Lampedusa, 3. Oktober 2013. Der Schiffbruch der Wahrheit.
Dieser Bericht beinhaltet und analysiert die Ereignisse, die sich am 3. Oktober 2013 abgespielt haben. Er stellt die auf diesen Tag folgenden politischen und ökonomischen Konsequenzen dar, sowie deren Zusammenhang mit dem wahrheitswidrigen Gebrauch, den die Propaganda der Regierung von den Geschehnissen gemacht hat. Das Dokument basiert auf den Zeug*innenaussagen der ersten Helfer*innen und der wenigen Überlebenden. Viele dieser Aussagen sind bisher ignoriert worden oder haben nur unzureichend Berücksichtigung in offiziellen Ermittlungen gefunden.
Diese Recherchearbeit und Analyse des Massakers vom 3. Oktober 2013 in Lampedusa ist als Hintergrund zu dem von Antonino Maggiore erarbeiteten und von Libera Espressione produzierten Video entstanden, das den Titel „Lampedusa 3. Oktober 2013. Die Tage der Tragödie“ trägt.
Die erste Fassung dieses Dokuments wurde im Jahr 2015 veröffentlicht. Heute veröffentlichen wir eine ergänzte und korrigierte Fassung, angesichts der späteren Entwicklungen rund um die Ereignisse von Lampedusa am 3. Oktober 2013.
Nachdem 5 Jahre seit den Geschehnissen vergangen sind, halten wir es für richtig, die Aufmerksamkeit wach zu halten, und sie insbesondere auf jene Punkte zu lenken, die auf die ökonomischen und politischen Interessen hinweisen, die sich hinter dieser fehlgeschlagenen Rettung und vielen anderen Schiffbrüchen verbergen.
Wir halten die Gesetze der Europäischen Union, die den Mitgliedstaaten auferlegt wurden, um Zugang zu dem Binnenmarkt und dem Schengenraum zu erhalten, für die Ursache der aktuellen Migrationsprobleme im Mittelmeerraum.
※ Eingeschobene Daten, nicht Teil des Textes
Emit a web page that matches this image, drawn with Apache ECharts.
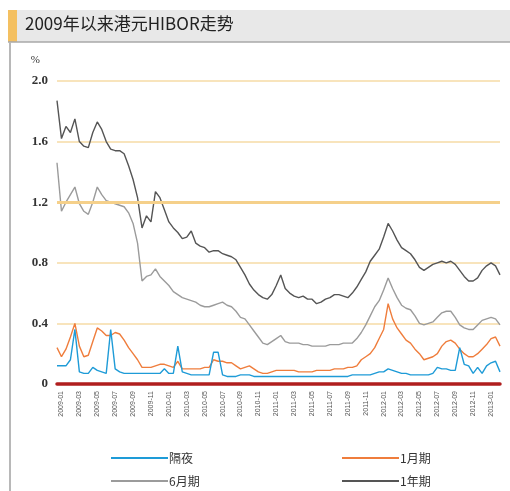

Es kann bis zu 10.000 Euro und viele Jahre kosten, bis man in Europa ankommt. Oft flieht man vor Krieg, in anderen Fällen vor der Ausbeutung des eigenen Wohn- und Lebensraums, oder man ist einfach auf der Suche nach Arbeit. Wenn die Gelder, die für die Militarisierung der Grenzen im Namen der Sicherheit oder für das Festhalten der Migrant*innen in den Lagern als gängige Aufnahmepraxis ausgegeben werden, stattdessen in Maßnahmen für die geregelte Einreise oder für die Arbeitspolitik investiert worden wären, hätten wir nicht Tausende von Menschen auf diese Art und Weise sterben sehen.
Aus unserer Sicht bildet das aktuelle Wirtschaftssystem die Ursache der Probleme, denn der Profit wird als Handelsmaxime für jegliches Handeln angewendet. Der neoliberale Kapitalismus, dessen politischer Ausdruck in der EU gesehen werden kann, verursacht täglich Tausende von Opfer, die weder in der Berichterstattung der Tagesnachrichten, noch in den Vertretungen der Staaten Widerhall finden. Sie dienen keinerlei Rechtfertigung von Politiken, im Gegenteil sind sie lediglich dessen Opfer. Niemand wird von ihnen sprechen, niemand ihre Namen nennen.
Dies stellt wahrlich eine der widersinnigsten Folgen des Massakers des 3. Oktobers dar: Die Opfer werden beständig heraufbeschworen, um die Politik jener zu rechtfertigen, die für ihren Tod verantwortlich sind.
Den Opfern des kapitalistischen Imperialismus.